* BEGIN Data shown *

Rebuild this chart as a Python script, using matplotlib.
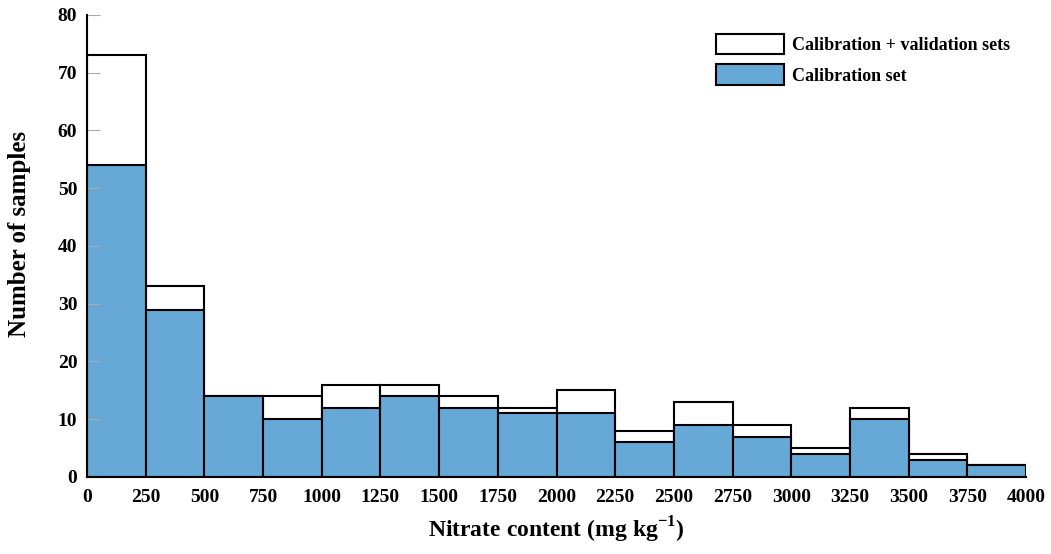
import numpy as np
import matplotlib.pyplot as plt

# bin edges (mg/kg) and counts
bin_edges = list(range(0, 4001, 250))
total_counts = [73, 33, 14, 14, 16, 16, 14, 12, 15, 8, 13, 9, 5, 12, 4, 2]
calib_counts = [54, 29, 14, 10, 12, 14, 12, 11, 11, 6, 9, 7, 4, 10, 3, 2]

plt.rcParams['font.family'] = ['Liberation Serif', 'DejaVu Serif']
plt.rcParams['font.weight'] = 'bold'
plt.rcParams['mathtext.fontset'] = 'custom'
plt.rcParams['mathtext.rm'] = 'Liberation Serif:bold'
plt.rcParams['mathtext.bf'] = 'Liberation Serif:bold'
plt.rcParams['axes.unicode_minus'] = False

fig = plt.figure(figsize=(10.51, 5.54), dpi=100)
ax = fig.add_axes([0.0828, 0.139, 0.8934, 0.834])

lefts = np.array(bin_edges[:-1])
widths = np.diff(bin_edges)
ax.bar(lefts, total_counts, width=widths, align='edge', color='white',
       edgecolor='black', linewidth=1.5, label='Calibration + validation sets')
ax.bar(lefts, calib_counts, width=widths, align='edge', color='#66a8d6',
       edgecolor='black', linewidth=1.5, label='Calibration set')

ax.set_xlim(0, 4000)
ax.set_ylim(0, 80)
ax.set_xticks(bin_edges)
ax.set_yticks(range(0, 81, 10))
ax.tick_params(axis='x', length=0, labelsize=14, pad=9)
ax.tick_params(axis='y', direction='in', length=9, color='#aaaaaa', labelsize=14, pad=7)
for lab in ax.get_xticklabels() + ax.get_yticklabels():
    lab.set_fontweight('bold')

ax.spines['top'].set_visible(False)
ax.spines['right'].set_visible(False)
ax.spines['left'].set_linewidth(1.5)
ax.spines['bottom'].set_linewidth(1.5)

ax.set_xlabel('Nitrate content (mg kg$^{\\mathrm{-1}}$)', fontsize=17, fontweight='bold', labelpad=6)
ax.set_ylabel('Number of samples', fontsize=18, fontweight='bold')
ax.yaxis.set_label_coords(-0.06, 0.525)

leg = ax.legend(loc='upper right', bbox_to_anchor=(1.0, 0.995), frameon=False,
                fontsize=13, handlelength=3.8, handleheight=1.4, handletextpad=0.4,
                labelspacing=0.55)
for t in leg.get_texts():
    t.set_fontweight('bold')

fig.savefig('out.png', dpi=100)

* END Data shown *

- Required task -
Return, unchanged, the lines from the first line of the material through the line that holds "lab.set_fontweight('bold')", inclusive, omitting pictures.

- Solution for this problem -
Rebuild this chart as a Python script, using matplotlib.
import numpy as np
import matplotlib.pyplot as plt

# bin edges (mg/kg) and counts
bin_edges = list(range(0, 4001, 250))
total_counts = [73, 33, 14, 14, 16, 16, 14, 12, 15, 8, 13, 9, 5, 12, 4, 2]
calib_counts = [54, 29, 14, 10, 12, 14, 12, 11, 11, 6, 9, 7, 4, 10, 3, 2]

plt.rcParams['font.family'] = ['Liberation Serif', 'DejaVu Serif']
plt.rcParams['font.weight'] = 'bold'
plt.rcParams['mathtext.fontset'] = 'custom'
plt.rcParams['mathtext.rm'] = 'Liberation Serif:bold'
plt.rcParams['mathtext.bf'] = 'Liberation Serif:bold'
plt.rcParams['axes.unicode_minus'] = False

fig = plt.figure(figsize=(10.51, 5.54), dpi=100)
ax = fig.add_axes([0.0828, 0.139, 0.8934, 0.834])

lefts = np.array(bin_edges[:-1])
widths = np.diff(bin_edges)
ax.bar(lefts, total_counts, width=widths, align='edge', color='white',
       edgecolor='black', linewidth=1.5, label='Calibration + validation sets')
ax.bar(lefts, calib_counts, width=widths, align='edge', color='#66a8d6',
       edgecolor='black', linewidth=1.5, label='Calibration set')

ax.set_xlim(0, 4000)
ax.set_ylim(0, 80)
ax.set_xticks(bin_edges)
ax.set_yticks(range(0, 81, 10))
ax.tick_params(axis='x', length=0, labelsize=14, pad=9)
ax.tick_params(axis='y', direction='in', length=9, color='#aaaaaa', labelsize=14, pad=7)
for lab in ax.get_xticklabels() + ax.get_yticklabels():
    lab.set_fontweight('bold')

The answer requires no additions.